Bordering the Mission Mountains Wilderness, the five-year Beaver Creek Project would log 2,900 acres with 1,800 acres of that going to commercial timber sales.

Swan Lake District Ranger Rich Kehr said the biggest driver in the project is wildfire concerns with all the people living around the lake.

Science has shown that a combination of thinning and prescribed burning can reduce wildfire intensity but cannot prevent wildfires.

The environmental groups again argued that the additional roads that would be built next to the wilderness would harm elk, lynx and grizzly bears and violate the road mileage cap.

In addition, they said that the Forest Service didn’t look at the cumulative effect of logging both the Beaver Creek project and the nearby 1,400-acre Glacier Loon project.

On July 16, Christensen again ruled against the alliance, prompting the appeal. He said the Forest Service didn’t need to consider cumulative effects of the two projects because they would be carried out in different years.

Whether the appeals court overturns Christensen again over the road mileage calculation remains to be seen.

But this project attracted more attention after last year’s 156,000-acre Rice Ridge fire.

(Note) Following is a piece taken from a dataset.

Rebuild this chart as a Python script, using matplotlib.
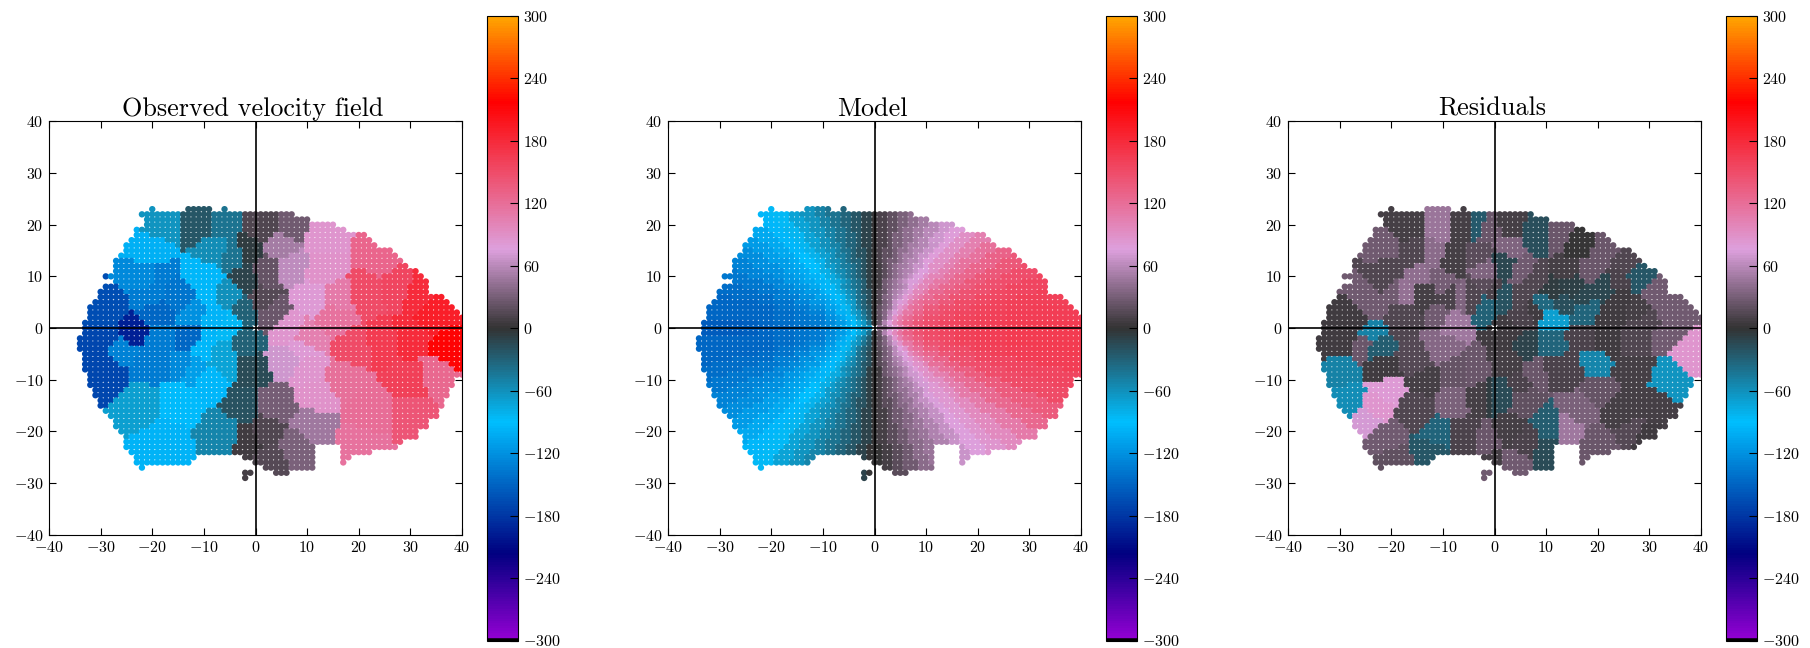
import numpy as np
import matplotlib
matplotlib.use("Agg")
import matplotlib.pyplot as plt
from matplotlib.colors import LinearSegmentedColormap

plt.rcParams['font.family'] = ['cmr10', 'DejaVu Serif']
plt.rcParams['mathtext.fontset'] = 'cm'
plt.rcParams['axes.formatter.use_mathtext'] = True
plt.rcParams['axes.unicode_minus'] = True

FIG_W, FIG_H = 1810, 648
titles = ["Observed velocity field", "Model", "Residuals"]
axis_ticks = [-40, -30, -20, -10, 0, 10, 20, 30, 40]
cbar_ticks = [-300, -240, -180, -120, -60, 0, 60, 120, 180, 240, 300]

# colour scale (velocity, colour)
cmap_vals = [-300, -217, -90, 0, 76, 218, 300]
cmap_cols = ['#9400d3', '#000080', '#00bfff', '#333333', '#dda0dd', '#ff0000', '#ffa500']

# footprint of the spaxels: row y, then the occupied x spans
row_y = list(range(23, -30, -1))
row_spans = [
    [(-20, -20), (-13, -9), (-6, -6)], [(-22, 7)], [(-21, 10)], [(-21, 15)], [(-23, 17)], [(-23, 21)],
    [(-24, 22)], [(-25, 23)], [(-25, 26)], [(-26, 27)], [(-27, 28)], [(-27, 29)], [(-27, 31)],
    [(-29, 32)], [(-27, 33)], [(-29, 33)], [(-30, 33)], [(-30, 36)], [(-31, 37)], [(-32, 38)],
    [(-32, 39)], [(-32, 40)], [(-33, 40)], [(-33, 40)], [(-33, 40)], [(-34, 40)], [(-34, 40)],
    [(-34, 40)], [(-33, 40)], [(-33, 40)], [(-33, 40)], [(-33, 40)], [(-32, 40)], [(-32, 38)],
    [(-32, 38)], [(-31, 37)], [(-31, 37)], [(-30, 36)], [(-30, 36)], [(-29, 35)], [(-28, 35)],
    [(-27, 33)], [(-27, 33)], [(-26, 31)], [(-25, 31)], [(-25, 28)], [(-25, 11), (17, 27)],
    [(-24, 11), (17, 22)], [(-23, -12), (-2, 11), (17, 18)], [(-23, -13), (0, 11), (17, 17)],
    [(-22, -22), (2, 11)], [(-2, -1), (4, 6)], [(-2, -2)],
]

# observed field: bin centre x, bin centre y, bin velocity
obs_x = [-18, -11, -6, 1, 7, 13, 24, 5, 7, 2, 11, 13, 1.5, 3, 16, 21, 28, 31, 35, 38, 30, 15, 6, 10,
         9, 12, 6, 10, 4, 11, 2, 8, 3, 17, 22, 20, 19, 30, 35, 30, 25,
         -29, -29, -22, -15, -18, -12, -20, -14, -10, -9, -6, -6, -1.5, -2, -7, -1, -2, -2,
         -24, -29, -19, -20, -15, -12, -8, -5, -18, -13, -26,
         -8, -4, -1.5, -20, -21, -19, -10, -9, -6, -2, -1.5]
obs_y = [20, 20, 20, 20, 20, 18, 14, 16, 12, 11, 6, 11, 5, 3, 6, 7, 8, 7, 3, -4, -2, 2, 0, -2,
         -4, -13, -6, -8, -15, -19, -20, -23, -26, -10, -16, -23, -4, -10, -9, -16, -3,
         -8, -2, -15, -14, -22, -8, -7, -7, -4, -10, -7, -21, -22, -15, -5, -8, -3, -28,
         -1, 3, 3, 6, 6, 3, 2, 0, -2, -2, -4,
         15, 14, 15, 15, 10, 10, 10, 6, 6, 10, 3]
obs_v = [-62, -22, -42, 12, 28, 85, 128, 50, 62, 22, 80, 88, 15, 25, 110, 150, 155, 180, 190, 215, 180, 115, 85, 105,
         82, 88, 70, 85, 30, 48, 12, 32, 15, 118, 120, 115, 150, 160, 125, 142, 165,
         -170, -170, -70, -92, -98, -112, -135, -125, -95, -95, -72, -52, 5, -20, -72, -15, -30, 8,
         -195, -165, -150, -135, -140, -120, -98, -85, -135, -150, -130,
         -58, -40, -5, -100, -125, -135, -95, -95, -60, -10, -30]

# model field: velocity per azimuth sector, read at the outer disk
azimuth_deg = list(range(-180, 180, 5))
model_outer = [-155, -150, -150, -145, -138, -130, -122, -113, -105, -95, -85, -72, -62, -52, -42, -32, -22, -10,
               0, 8, 18, 28, 38, 46, 56, 66, 76, 85, 95, 110, 125, 138, 150, 157, 162, 165,
               165, 163, 160, 155, 148, 140, 130, 118, 105, 92, 80, 70, 60, 52, 42, 32, 20, 10,
               0, -10, -22, -32, -42, -52, -62, -72, -85, -95, -105, -113, -122, -130, -138, -145, -150, -150]
# share of that velocity reached at each radius band (upper edge, right side, left side)
model_r_edge = [2, 3, 4, 5, 6, 8, 10, 13, 16, 20, 26, 60]
model_r_right = [0.25, 0.40, 0.52, 0.62, 0.70, 0.80, 0.87, 0.92, 0.95, 0.97, 0.99, 1.0]
model_r_left = [0.40, 0.50, 0.56, 0.62, 0.68, 0.76, 0.84, 0.90, 0.93, 0.96, 0.99, 1.0]

# residual field: bin centre x, bin centre y, bin velocity
res_x = [-17, -11, -6, -3.5, -1, -21, -16, -12, -8, -1.5, -3, -22, -20, -24, -17, -20, -15, -26, -24, -24, -29, -18,
         -14, -10, -8, -10, -9, -4, -7, -1.5, -2, -1,
         3, 8, 12, 16, 22, 25, 28, 31, 34, 38, 2, 3, 5, 8, 11, 11, 10, 18, 15, 21, 19, 14, 24, 28, 22, 6, 2, 3, 6, 11, 17, 22, 27, 33,
         19, 34, 27, 15, 16, 14, 25, 20, 31, 27, 29, 20, 11, 6, 10, 6, 1, 3, 5, 8, 12, 3, 4, -2,
         -31, -25, -23, -30, -28, -22, -23, -21, -20, -12, -11, -15, -8, -6, -1, 0, -15, -11, -13, -8, -4, -3, -1,
         -21, -25, 13, 8, 17, 24, 30, 5]
res_y = [20, 20, 20, 20, 19, 16, 14, 14, 13, 11, 14, 9, 7, 4, 7, 11, 10, 2, 7, -1, -1, 2,
         7, 9, 6, 2, 1.5, 6, 6, 5, 8, 7,
         20, 18, 18, 16, 15, 13, 10, 7, 2, -5, 12, 16, 11, 9, 7, 1.5, 5, 3, 8, 8, 11, 11, 5, 4, 2, 2, 6, -1, -3, -3, -2, -2, -2, -1,
         -7, -10, -8, -8, -16, -19, -16, -12, -15, -20, -21, -23, -19, -22, -24, -14, -13, -20, -11, -9, -8, -7, -26, -28,
         -3, -3, -3.5, -8, -14, -8, -15, -22, -25, -24, -21, -16, -14, -21, -22, -26, -6, -4, -10, -9, -9, -13, -13,
         -12, -18, 5, 3, 6, 9, 1, 6]
res_v = [8, 46, 8, -25, 24, 26, 13, 38, 8, 34, 18, 13, 26, 26, 44, 13, 40, 5, 28, -50, 5, 13,
         8, 30, 10, 26, 48, 13, 34, -30, 18, 10,
         8, -18, 25, 0, 24, 12, -22, 28, 28, 85, -12, 34, 28, 13, -5, -68, -35, -32, -8, -12, 24, 8, 5, 8, 5, 10, -20, 5, -10, -32, 10, 5, 13, 28,
         -52, -62, 8, 10, 32, 48, 8, 22, 8, 16, 5, 24, -28, 10, -15, 20, -15, 8, 10, 24, 10, 8, 26, 28,
         5, 25, -28, -50, -58, 5, 85, 28, 20, -22, -32, 13, 32, 10, 25, 8, 16, 36, 8, 22, 25, 8, -5,
         82, 72, -18, 5, -12, 10, 12, 13]

cmap = LinearSegmentedColormap.from_list(
    'velocity', [((v + 300) / 600, c) for v, c in zip(cmap_vals, cmap_cols)], N=256)

xs, ys = [], []
for y, spans in zip(row_y, row_spans):
    for a, b in spans:
        for x in range(a, b + 1):
            if not (x == 0 and y == 0):
                xs.append(x)
                ys.append(y)
xs = np.array(xs, float)
ys = np.array(ys, float)


def binned(bx, by, bv):
    bx, by, bv = np.array(bx, float), np.array(by, float), np.array(bv, float)
    d = (xs[:, None] - bx) ** 2 + (ys[:, None] - by) ** 2
    return bv[np.argmin(d, axis=1)]


def model_field():
    az = np.degrees(np.arctan2(ys, xs))
    idx = np.round((az + 180) / 5).astype(int) % 72
    r = np.hypot(xs, ys)
    band = np.searchsorted(model_r_edge, r)
    share = np.where(xs >= 0, np.array(model_r_right)[band], np.array(model_r_left)[band])
    return np.array(model_outer, float)[idx] * share


fields = [binned(obs_x, obs_y, obs_v), model_field(), binned(res_x, res_y, res_v)]

fig = plt.figure(figsize=(FIG_W / 100, FIG_H / 100), dpi=100, facecolor='white')


def box(l, t, r, b):
    return [l / FIG_W, 1 - b / FIG_H, (r - l) / FIG_W, (b - t) / FIG_H]


ax_lefts = [49, 668, 1288]
cb_lefts = [487, 1106, 1726]
for i in range(3):
    ax = fig.add_axes(box(ax_lefts[i], 121.3, ax_lefts[i] + 413, 534.8))
    sc = ax.scatter(xs, ys, c=fields[i], s=21, linewidths=0, cmap=cmap, vmin=-300, vmax=300, zorder=2)
    ax.axhline(0, color='k', lw=1.2, zorder=3)
    ax.axvline(0, color='k', lw=1.2, zorder=3)
    ax.set_xlim(-40, 40)
    ax.set_ylim(-40, 40)
    ax.set_xticks(axis_ticks)
    ax.set_yticks(axis_ticks)
    ax.tick_params(direction='in', top=True, right=True, length=5, width=0.8, labelsize=11.5, pad=4)
    ax.set_title(titles[i], fontsize=18.8, pad=4, x=0.494)
    cax = fig.add_axes(box(cb_lefts[i], 16, cb_lefts[i] + 30.5, 640.5))
    cb = fig.colorbar(sc, cax=cax, ticks=cbar_ticks)
    cb.ax.tick_params(direction='in', length=6, width=0.8, labelsize=11.5, pad=4)
    cb.ax.axhline(-300, color='k', lw=4)

fig.savefig('out.png', dpi=100)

Republican Sen. Steve Daines and Rep. Greg Gianforte condemned the lawsuit, saying logging projects need to go ahead.

Both are supporting efforts to eliminate the requirement that the Forest Service must consult with the Fish and Wildlife Service and efforts to weaken the Endangered Species Act.

“We are tired of seeing these catastrophic wildfires. And either we are going to better manage our forests, or the forests are going to manage us,” Daines said during a tour of last year’s Lolo Peak fire.